Pero esa noche del siete de noviembre de 1985 todavía no se vislumbraban tan fatídicas consecuencias. El país, desconcertado y agobiado, lloraba a los muertos del Palacio de Justicia. Durante los siguientes días, solo tuve cabeza para ayudar a las familias a encontrar a sus seres queridos. Fui con mi camarógrafo al Instituto de Medicina Legal, a pedirle al director –un alemán insensible y antipático- llamado Egon Lichtenberger, que me dejara filmar a los muertos, con el compromiso de que no los exhibiría en el noticiero (sobraba la aclaración, pues nunca lo hubiera hecho, pero con la clase de colegas que a veces tenemos…). Al principio se negó rotundamente.
-No tengo autorización.
-Pues consígala.
-Usted a mi no me da órdenes.
-Tiene razón, pero cuando le caiga la Procuraduría por haber enterrado en fosa común a quienes podrían haber sido identificados, no se queje.

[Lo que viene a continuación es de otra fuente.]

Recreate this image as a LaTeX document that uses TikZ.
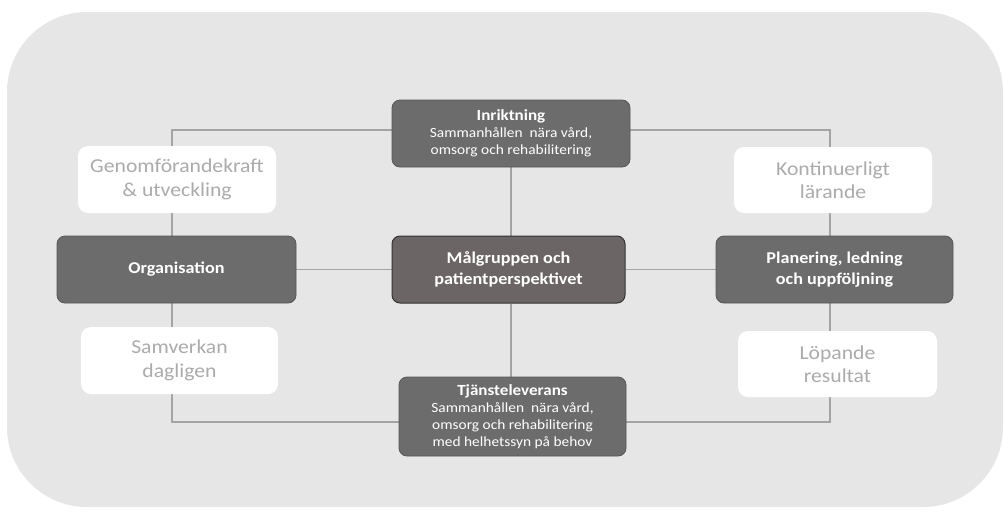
\documentclass[tikz,border=0pt]{standalone}
\usepackage{fontspec}
\setmainfont{Carlito}[FakeStretch=1.1]
\usetikzlibrary{backgrounds}
\definecolor{bg}{HTML}{E6E6E6}
\definecolor{darkbox}{HTML}{6C6C6C}
\definecolor{ctrbox}{HTML}{6B6665}
\definecolor{conncol}{HTML}{A4A4A4}
\definecolor{softtext}{HTML}{ABABAB}
\newcommand{\ttlfont}{\fontsize{15.5}{17}\selectfont\bfseries}
\newcommand{\subfont}{\fontsize{14}{17}\selectfont}
\begin{document}
\begin{tikzpicture}[x=1pt,y=-1pt,
  darkstyle/.style={draw=darkbox!80!black, line width=0.8pt, fill=darkbox, rounded corners=8pt, text=white, align=center, inner sep=0pt},
  ctrstyle/.style={draw=black!80, line width=1pt, fill=ctrbox, rounded corners=8pt, text=white, align=center, inner sep=0pt},
  softbox/.style={fill=white, rounded corners=10pt, text=softtext, align=center, inner sep=0pt, font=\fontsize{19.7}{23.5}\selectfont},
  boldtxt/.style={font=\fontsize{16.5}{20.5}\selectfont\bfseries},
  conn/.style={draw=conncol, line width=1.8pt}
]
\useasboundingbox (0,0) rectangle (1004,517);

% nodes
\node[darkstyle, minimum width=238pt, minimum height=67pt, font=\subfont] (inr) at (511,133.5)
  {{\ttlfont Inriktning}\\ Sammanhållen\ \ nära vård,\\ omsorg och rehabilitering};
\node[ctrstyle, boldtxt, minimum width=233pt, minimum height=67pt] (ctr) at (508.5,269.5)
  {Målgruppen och\\ patientperspektivet};
\node[darkstyle, minimum width=227pt, minimum height=79pt, font=\subfont] (tj) at (512.5,416.5)
  {{\ttlfont Tjänsteleverans}\\ Sammanhållen\ \ nära vård,\\ omsorg och rehabilitering\\ med helhetssyn på behov};
\node[darkstyle, boldtxt, minimum width=239pt, minimum height=67pt] (org) at (176.5,269.5) {Organisation};
\node[darkstyle, boldtxt, minimum width=237pt, minimum height=67pt] (pla) at (834.5,269.5) {Planering, ledning\\ och uppföljning};
\node[softbox, minimum width=198pt, minimum height=67pt] (gen) at (177,179.5) {Genomförandekraft\\ \& utveckling};
\node[softbox, minimum width=197pt, minimum height=67pt] (sam) at (179.5,360.5) {Samverkan\\ dagligen};
\node[softbox, minimum width=198pt, minimum height=66pt] (kon) at (833,180) {Kontinuerligt\\ lärande};
\node[softbox, minimum width=199pt, minimum height=66pt] (lop) at (837.5,364) {Löpande\\ resultat};

\coordinate (tl) at (172,130);
\coordinate (tr) at (830,130);
\coordinate (bl) at (172,422);
\coordinate (br) at (830,422);

\begin{scope}[on background layer]
\fill[bg, rounded corners=80pt] (7,12) rectangle (1003,507);
\draw[conn] (inr.west |- tl) -- (tl) -- (gen.north -| tl);
\draw[conn] (gen.south -| tl) -- (org.north -| tl);
\draw[conn] (org.south -| tl) -- (sam.north -| tl);
\draw[conn] (sam.south -| tl) -- (bl) -- (tj.west |- bl);
\draw[conn] (inr.east |- tr) -- (tr) -- (kon.north -| tr);
\draw[conn] (kon.south -| tr) -- (pla.north -| tr);
\draw[conn] (pla.south -| tr) -- (lop.north -| tr);
\draw[conn] (lop.south -| tr) -- (br) -- (tj.east |- br);
\draw[conn] (inr.south) -- (ctr.north -| inr.south);
\draw[conn] (ctr.south -| inr.south) -- (tj.north -| inr.south);
\draw[conn] (org.east) -- (ctr.west);
\draw[conn] (ctr.east) -- (pla.west);
\end{scope}
\end{tikzpicture}
\end{document}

Al final accedió. Es la experiencia más macabra que he vivido. Acompañé a mi camarógrafo y presencié cómo sacaban, una a una, las bandejas de las neveras. Con dolor observé cada cuerpo inerte; allí había una historia de vida y muchos familiares buscando a ese ser perdido. Finalmente nos llevaron a una mesa metálica larga, sobre la que habían depositado unas bolsas negras.
-Estos son los calcinados.
Apenas abrimos una, tuvimos que cerrarla de inmediato. Los cuerpos quemados, destrozados, las partes amontonadas sin orden alguno en la bolsa de basura, irreconocibles a la vista, fueron el fin para nosotros. Nos miramos, camarógrafo y yo, con los ojos llorosos y decidimos salir de allí. A partir de ese momento, infinidad de personas pasaron por nuestro noticiero, para ver las imágenes y tratar de encontrar a su familiar perdido. Creo que en algunos casos, lo lograron. Pero una buena parte terminó en la fosa común del Cementerio del Sur, con la desafortunada circunstancia de que, una semana después, terminaron encima de ellos decenas de muertos por la tragedia de Armero1. ¿Por qué transportaron estos cuerpos desde el Tolima hasta Bogotá? Nunca he escuchado una respuesta coherente; siempre he pensado que fue una decisión deliberada, para sepultar doblemente a los muertos del Palacio de Justicia. Para sepultar la verdad.
Por supuesto, el lanzamiento Las Guerras de las Paz, realizado el viernes 8 de noviembre, a las 7 de la noche, parecía más un velorio que un evento cultural. Por razones obvias, la música fue cancelada y lo que se respiró esa noche en el Hotel Belvedere fue más el aliento de quienes queríamos estar acompañados, para llorar juntos las tristezas de ese amargo noviembre.

1.El 13 de noviembre de 1985 hizo erupción el Volcán-nevado del Ruiz y la mezcla de lava, deshielo, piedras y lodo produjo una avalancha que destruyó a la población de Armero, dejando casi treinta mil muertos.